El primer discurso de
Donald Trump sobre el Estado de la Unión (informe de gobierno) sólo
puede ser calificado como una colección de mentiras, silencios
vergonzosos y declaraciones incendiarias, así como una exhibición de la
principal característica del ex presentador televisivo: la definición de
la realidad a partir de sus percepciones y deseos.
Este proceder –que bien puede calificarse de esquizofrénico– se
mostró sin ambages con la afirmación de que “nunca ha habido un mejor
momento para empezar a vivir el sueño americano”: si se considera que tal sueño
consiste en la promesa de que Estados Unidos ofrece a cualquier persona
la posibilidad de alcanzar el bienestar económico mediante el trabajo
duro, y que tal frase fue pronunciada por un personaje cuya bandera
política más socorrida es el cierre de las fronteras a nuevos
ciudadanos, no se entiende si la declaración constituye una burla o una
lección de hipocresía. Otro ejemplo de la disociación entre sus actos y
los efectos esperados se encuentra en la promesa del político
republicano en el sentido de lanzar inversiones por mil 500 millones de
dólares a fin de revertir la catastrófica situación de la
infraestructura estadunidense, un propósito que choca de manera frontal
con el inevitable déficit de recursos producto del mayor recorte de
impuestos en tres décadas. En este aspecto debe señalarse el infundado
triunfalismo a raíz del repunte económico generado por el beneficio
fiscal a los más ricos, pues dicho crecimiento no sólo resulta
insostenible en el mediano plazo, sino además genera una burbuja cuyo
estallido resultará en una nueva crisis con efectos catastróficos para
los sectores más desfavorecidos.
Además de sentar las bases para un desastre económico, el primer año
de Trump en la Casa Blanca ha supuesto un desbarajuste mayúsculo en la
administración pública y en las relaciones globales de la superpotencia.
El grosero trato dispensado a colaboradores y ex colaboradores, el
despido o deserción de personajes clave del gobierno, las inconsecuentes
bravatas contra los
enemigosconjugadas con declaraciones fuera de tono contra jefes de Estado aliados y, en general, una palpable insensibilidad acerca de la importancia y la gravedad de su cargo, han hecho que el mandatario presente a Estados Unidos como un poder contradictorio e incoherente, convirtiéndolo en un socio –o un adversario– impredecible y, por tanto, peligroso.
Como en todo mensaje emitido por quien detenta el poder, los
silencios fueron acaso más significativos que las palabras.
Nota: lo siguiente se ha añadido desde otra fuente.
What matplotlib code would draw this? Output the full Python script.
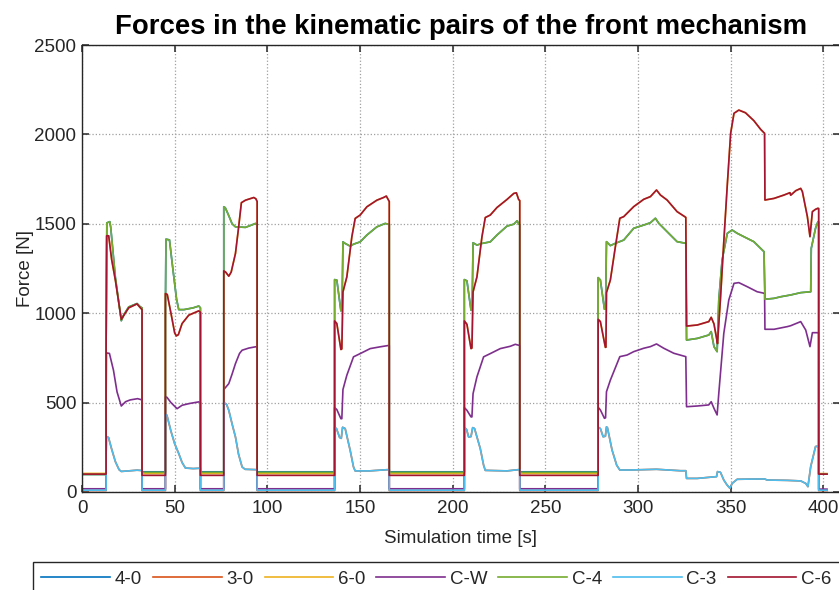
import matplotlib
matplotlib.use("Agg")
import matplotlib.pyplot as plt

plt.rcParams["font.family"] = ["Liberation Sans", "DejaVu Sans"]

# series colours (MATLAB default order)
NAMES = ["4-0", "3-0", "6-0", "C-W", "C-4", "C-3", "C-6"]
COLORS = ["#0072BD", "#D95319", "#EDB120", "#7E2F8E", "#77AC30", "#4DBEEE", "#A2142F"]

T_END = 402.0

# --- active phases: one (times, forces) list per pulse ---
C4_T = [[13.0, 13.4, 15.0, 15.5, 18.0, 21.2, 22.5, 25.2, 29.7, 31.5, 32.4],
        [45.0, 45.3, 47.2, 49.0, 51.0, 52.2, 55.0, 60.0, 63.0, 63.9],
        [76.5, 77.3, 79.0, 81.0, 82.8, 88.2, 92.0, 93.6, 94.5],
        [136.3, 137.5, 139.7, 140.3, 140.8, 142.0, 144.7, 146.5, 150.1, 153.7, 159.1, 163.6, 165.1, 165.8],
        [206.3, 207.7, 209.9, 210.5, 211.0, 213.1, 215.8, 220.3, 223.9, 229.3, 233.0, 234.8, 235.7, 236.2],
        [278.5, 279.7, 281.9, 282.5, 283.0, 285.1, 287.8, 292.3, 297.7, 303.1, 306.7, 309.4, 311.2,
         315.7, 321.1, 325.8, 326.2, 332.0, 338.2, 339.5, 341.0, 342.7, 343.6, 345.4, 348.2, 350.8,
         353.5, 357.1, 362.5, 368.0, 368.5, 373.4, 377.0, 382.4, 387.8, 393.2, 393.5, 395.8, 397.1, 397.5]]
C4_F = [[800, 1505, 1512, 1480, 1200, 958, 990, 1035, 1054, 1035, 1030],
        [1000, 1414, 1410, 1250, 1080, 1020, 1020, 1030, 1040, 1030],
        [1595, 1590, 1550, 1500, 1483, 1480, 1495, 1502, 1495],
        [1188, 1185, 1013, 1020, 1399, 1390, 1375, 1386, 1399, 1437, 1483, 1502, 1498, 1495],
        [1188, 1181, 1017, 1020, 1394, 1381, 1390, 1399, 1437, 1487, 1498, 1517, 1498, 1495],
        [1199, 1186, 1022, 1025, 1400, 1378, 1391, 1409, 1475, 1493, 1506, 1531, 1503,
         1456, 1400, 1391, 850, 859, 878, 897, 813, 785, 1074, 1298, 1447, 1465,
         1447, 1428, 1400, 1344, 1078, 1083, 1092, 1102, 1115, 1120, 1363, 1475, 1512, 1510]]

C6_T = [[13.0, 13.3, 14.4, 16.0, 18.0, 21.2, 23.0, 25.2, 29.7, 31.5, 32.4],
        [45.0, 46.0, 48.0, 50.0, 50.9, 52.0, 54.0, 57.6, 63.0, 63.9],
        [76.5, 77.5, 79.2, 80.5, 82.8, 84.5, 86.0, 88.2, 92.7, 93.8, 94.5],
        [136.3, 137.5, 139.7, 140.2, 140.8, 142.9, 145.6, 147.4, 150.1, 153.7, 159.1, 162.7, 164.2, 165.4, 165.8],
        [206.3, 207.7, 209.9, 210.4, 211.0, 213.1, 215.8, 217.6, 220.3, 223.9, 229.3, 233.0, 234.4, 235.6, 236.2],
        [278.5, 279.7, 282.4, 282.7, 283.0, 285.1, 287.8, 290.2, 292.3, 297.7, 303.1, 306.7, 310.0,
         312.1, 315.7, 321.1, 325.8, 326.2, 332.0, 338.2, 339.5, 341.0, 342.4, 342.9, 344.5, 346.3,
         348.2, 350.0, 351.8, 354.4, 358.0, 362.5, 366.2, 368.3, 368.5, 373.4, 378.8, 382.0, 382.4,
         385.1, 387.8, 388.7, 391.4, 392.8, 394.1, 395.8, 397.1, 397.5]]
C6_F = [[780, 1433, 1433, 1300, 1185, 965, 995, 1030, 1052, 1030, 1020],
        [1110, 1105, 1000, 890, 873, 880, 942, 989, 1013, 1005],
        [1237, 1230, 1207, 1230, 1334, 1480, 1618, 1632, 1647, 1640, 1625],
        [957, 942, 797, 800, 1119, 1203, 1427, 1530, 1549, 1595, 1632, 1647, 1655, 1632, 1625],
        [957, 938, 802, 805, 1119, 1203, 1427, 1535, 1549, 1591, 1636, 1670, 1673, 1636, 1630],
        [966, 953, 809, 810, 1115, 1186, 1372, 1531, 1540, 1596, 1637, 1652, 1689,
         1661, 1633, 1568, 1536, 928, 934, 953, 977, 940, 859, 830, 1080, 1400,
         1720, 2006, 2118, 2136, 2121, 2077, 2028, 2006, 1633, 1642, 1661, 1674, 1660,
         1685, 1698, 1680, 1540, 1428, 1568, 1581, 1587, 1585]]

CW_T = [[13.0, 13.2, 14.8, 17.0, 18.9, 21.2, 23.5, 26.0, 30.0, 32.4],
        [45.0, 45.8, 48.0, 51.3, 54.0, 58.0, 63.0, 63.9],
        [76.5, 79.2, 81.0, 82.8, 85.0, 86.4, 90.0, 93.6, 94.5],
        [136.3, 137.5, 139.7, 140.2, 140.8, 142.9, 146.5, 150.1, 155.5, 160.9, 165.1, 165.8],
        [206.3, 207.7, 209.9, 210.4, 211.0, 213.1, 216.7, 220.3, 225.7, 231.1, 233.8, 235.6, 236.2],
        [278.5, 279.7, 281.9, 282.5, 283.0, 285.1, 290.2, 294.1, 297.7, 303.1, 306.7, 310.0, 313.9,
         319.3, 325.8, 326.2, 332.0, 338.2, 339.5, 341.0, 342.7, 343.6, 346.3, 349.0, 351.8, 354.4,
         359.0, 364.3, 368.3, 368.5, 373.4, 380.6, 382.4, 387.8, 390.5, 392.8, 394.1, 397.1, 397.5]]
CW_F = [[500, 778, 775, 680, 560, 481, 505, 515, 522, 515],
        [532, 530, 500, 466, 485, 495, 504, 500],
        [573, 606, 660, 718, 775, 793, 805, 812, 812],
        [472, 461, 410, 410, 573, 653, 756, 774, 802, 812, 819, 819],
        [472, 457, 420, 420, 550, 644, 756, 774, 802, 815, 826, 821, 820],
        [474, 459, 412, 415, 561, 626, 757, 766, 785, 804, 813, 828, 804,
         776, 757, 477, 481, 487, 505, 468, 431, 552, 887, 1074, 1167, 1171,
         1148, 1120, 1111, 910, 910, 925, 930, 953, 906, 813, 891, 891, 890]]

C3_T = [[13.0, 13.2, 14.3, 16.0, 18.0, 20.0, 21.2, 25.0, 29.7, 32.4],
        [45.0, 45.8, 48.0, 50.0, 52.2, 54.0, 55.8, 60.0, 63.9],
        [76.5, 78.0, 79.2, 81.0, 82.8, 84.5, 86.4, 88.0, 93.6, 94.5],
        [136.3, 137.3, 139.0, 139.9, 140.6, 142.0, 144.7, 146.5, 147.4, 155.0, 165.1, 165.8],
        [206.3, 207.5, 208.6, 209.9, 210.8, 211.8, 214.9, 216.7, 217.6, 229.3, 235.6, 236.2],
        [278.5, 279.7, 281.2, 282.4, 283.0, 283.5, 286.0, 288.5, 290.2, 295.9, 310.0, 322.9, 325.8,
         326.2, 332.0, 342.4, 342.9, 344.5, 346.3, 348.0, 349.6, 350.8, 353.5, 359.0, 368.3, 369.7,
         380.6, 387.8, 390.5, 391.7, 393.2, 395.8, 396.7, 397.5]]
C3_F = [[200, 308, 305, 240, 170, 125, 115, 118, 122, 120],
        [433, 430, 340, 270, 215, 165, 134, 131, 133],
        [500, 490, 457, 380, 308, 210, 140, 127, 125, 125],
        [360, 355, 305, 300, 362, 355, 233, 140, 118, 118, 125, 125],
        [360, 350, 308, 310, 360, 355, 243, 150, 121, 118, 125, 125],
        [362, 355, 309, 312, 364, 360, 235, 150, 123, 123, 127, 119, 119,
         76, 76, 86, 114, 110, 67, 40, 21, 48, 71, 72, 73, 67,
         65, 62, 48, 30, 142, 254, 256, 250]]

# --- idle levels: before each pulse and after the last one ---
IDLE_40 = [98, 113, 113, 113, 113, 113, 100]
IDLE_30 = [8, 8, 8, 8, 8, 8, 8]
IDLE_60 = [104, 103, 103, 103, 103, 103, 103]
IDLE_CW = [18, 18, 18, 18, 18, 18, 16]
IDLE_C4 = [98, 110, 110, 110, 110, 110, 100]
IDLE_C3 = [10, 10, 10, 10, 10, 10, 10]
IDLE_C6 = [100, 93, 93, 93, 93, 93, 100]


def build(pulse_t, pulse_f, idle):
    t, f = [0.0], [idle[0]]
    for pt, pf, before, after in zip(pulse_t, pulse_f, idle[:-1], idle[1:]):
        t += [pt[0]] + pt + [pt[-1]]
        f += [before] + pf + [after]
    t.append(T_END)
    f.append(idle[-1])
    return t, f


series = [build(C4_T, C4_F, IDLE_40),
          build(C3_T, C3_F, IDLE_30),
          build(C6_T, C6_F, IDLE_60),
          build(CW_T, CW_F, IDLE_CW),
          build(C4_T, C4_F, IDLE_C4),
          build(C3_T, C3_F, IDLE_C3),
          build(C6_T, C6_F, IDLE_C6)]

TXT = "#262626"
fig = plt.figure(figsize=(8.39, 5.90), dpi=100)
ax = fig.add_axes([82 / 839, 98 / 590, 758 / 839, 447 / 590])

for (t, f), name, col in zip(series, NAMES, COLORS):
    ax.plot(t, f, color=col, lw=1.2, label=name)

ax.set_xlim(0, 409)
ax.set_ylim(0, 2500)
ax.set_xticks(range(0, 401, 50))
ax.set_yticks(range(0, 2501, 500))
ax.grid(True, ls=":", color="#a0a0a0", lw=0.9)
ax.set_axisbelow(True)
ax.tick_params(direction="in", top=True, right=True, length=5, width=1.1,
               labelsize=13.5, colors=TXT)
ax.tick_params(axis="x", pad=6)
ax.tick_params(axis="y", pad=4)
for s in ax.spines.values():
    s.set_color(TXT)
    s.set_linewidth(1.0)

ax.set_xlabel("Simulation time [s]", fontsize=13.5, color=TXT, labelpad=9)
ax.set_ylabel("Force [N]", fontsize=13.5, color=TXT, labelpad=0)
ax.set_title("Forces in the kinematic pairs of the front mechanism",
             fontsize=19.8, fontweight="bold", pad=8)

leg = fig.legend(loc="upper left", bbox_to_anchor=(33 / 839, 1 - 562 / 590), ncol=7,
                 fontsize=13.5, handlelength=3.65, handletextpad=0.25, columnspacing=0.6,
                 borderpad=0.45, borderaxespad=0, fancybox=False, framealpha=1)
leg.get_frame().set_edgecolor(TXT)
leg.get_frame().set_linewidth(1.0)
for txt in leg.get_texts():
    txt.set_color(TXT)

fig.savefig("out.png", dpi=100)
Así lo
evidenció el completo mutismo en torno a los temas que marcaron la
agenda pública durante todo el año: los abusos policiales contra
miembros de minorías étnicas, la ubicua violencia sexual padecida por
las mujeres, los cada vez mayores desastres causados por el cambio
climático y, ante todo, la investigación de la que el propio Trump es
objeto a raíz de los contactos clandestinos entre algunos de sus más
cercanos colaboradores –incluidos tanto su hijo mayor como su yerno– y
funcionarios rusos durante la campaña que llevó al magnate a la
Presidencia.
En este último ámbito, días antes del informe se produjo un enésimo
episodio del escándalo al trascender la renuncia del número dos de la
Oficina Federal de Investigaciones (FBI, por sus siglas en inglés),
Andrew McCabe, quien ha sido blanco de reiteradas críticas del
presidente, incluidos ataques a través del medio favorito de Trump, su
cuenta de Twitter, por su papel en las investigaciones sobre la
injerencia rusa. Debe recordarse que en mayo pasado Trump ya había
destituido a James Comey, entonces director de la misma agencia de
inteligencia, un acto sin precedente en la institucionalidad
estadunidense en tanto supone que el jefe del Ejecutivo se deshizo del
encargado de investigarlo.
Del estridente despliegue de fake news que fue el discurso
del singular mandatario es inevitable concluir que si un personaje de
este talante puede llegar a la Casa Blanca, mantenerse todo un año en el
poder, y rendir su informe en circunstancias de tan flagrante
obstrucción de la justicia que habrían hecho la ruina de sus
predecesores, es porque la institucionalidad y la sociedad
estadunidenses se encuentran debilitadas hasta extremos que nadie parece
dispuesto a reconocer. En suma, Donald Trump no es la causa, pero sí un
alarmante síntoma de la decadencia de la todavía superpotencia.